In 2020, Paige earned the most points in her class in the North Central Division and represented Division III at the Jeg’s All-Star event as a part of the annual Route 66 NHRA Nationals at Lucas Oil Fieldhouse in Indianapolis. She lost in the first round of the all-stars but she ended up placing in the top 10 of a separate Super Comp race during the nationals.

“(Losing in the first round of the All-Star event) brought me back down to earth really quickly,” said Coughlin, the youngest female to compete in the Jeg All-Stars event. “I was just thankful we were able to swap out parts from one car and get them into another and to be in the final 10 cars in the other race.

“That is the work of the amazing people I am with. Not a lot of people can say that in two hours they can strip all the parts of one car and get it into another car. It’s a lot of time and work, but they are very dedicated.”

For most of her life, the Miami University senior felt more comfortable in the saddle of a horse than behind the wheel of a dragster. Coughlin and her sister Kelly Jo (WC ’20) began horseback riding when they were six or seven years old.

During the elementary and middle school years, the two trained five days a week and traveled to Kentucky, Tennessee, Florida, and New York every other weekend to compete. At the height of their involvement with horses, the two trained and competed in Florida three months out of the year.

The pair’s top achievement was competing in the Pony Finals in Lexington, Ky.

“We were very, very dedicated to horseback riding,” she said.  “When Kelly Jo was going into eighth grade and I was going into my sophomore year, we decided to give up competing in horseback riding and be more focused on our studies at Worthington Christian.”
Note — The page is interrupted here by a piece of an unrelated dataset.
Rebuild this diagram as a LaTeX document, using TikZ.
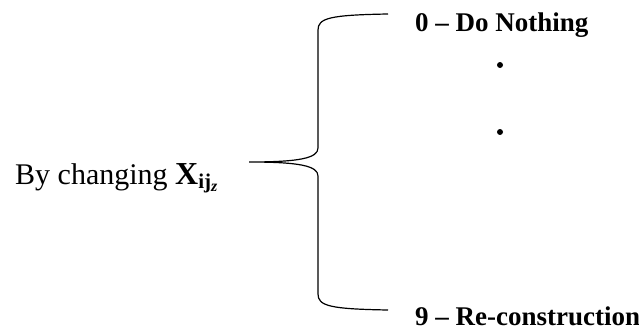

During that time frame, Coughlin began slipping behind the wheel of a dragster. She called her first attempts at racing an “out of the body experience.”

“I had never experienced anything like that,” she said. “When I started going faster and faster, my stomach dropped. It was kind of like going down that first hill on a roller coaster.

“But you get used to it. It almost becomes second nature. Now getting into the race car right before that initial launch is calming to me.”

When it comes to drag racing, success is more determined by trigonometry than Talladega Night machismo. In her class of super comp dragster racing, winners are determined by a goal time of 8.9 seconds in a quarter-mile. The driver who comes closest to hitting that time wins.

“You have to program your car to keep the throttle closed to a certain point, say two or three seconds into the run and then you open it up,” she added. “If you keep it open too long, it’s going to run faster than 8.90 seconds. You can run 195 miles per hour and still lose and run 160 mph and still win.

“It’s definitely a lot more math than people think it would require. You must anticipate your reaction times and understand how the weather, the track conditions, density altitude, barometer, and all those other aspects play a role in how you get your car from Point A to Point B.”

In her career, Coughlin has seen women make major inroads in her sport with the rising success of drivers like Erica Enders and Angie Smith.

 “When drag racing first started, it was a very masculine sport,” Coughlin said. “It’s really exciting to see the number of women getting involved with the sport.  

“Everyone races together, whether you are a man or a woman. You put the helmet on the same way and race.  The racers treat each other the same way. When you put those win lights on, it doesn’t matter (what sex you are).”

The road to the top echelons of drag racing is fraught with setbacks. One season, Coughlin’s team had some sort of equipment failure in nearly every race. Another time, she missed finishing first by .006 of a second.

Coughlin credits her education at Worthington Christian with helping her find a way to handle setbacks on the track and in life.

“Those were really hard moments, but Worthington Christian set me up to handle those kinds of situations,” she said. “If I didn’t have that background, I wouldn’t be able to handle it.”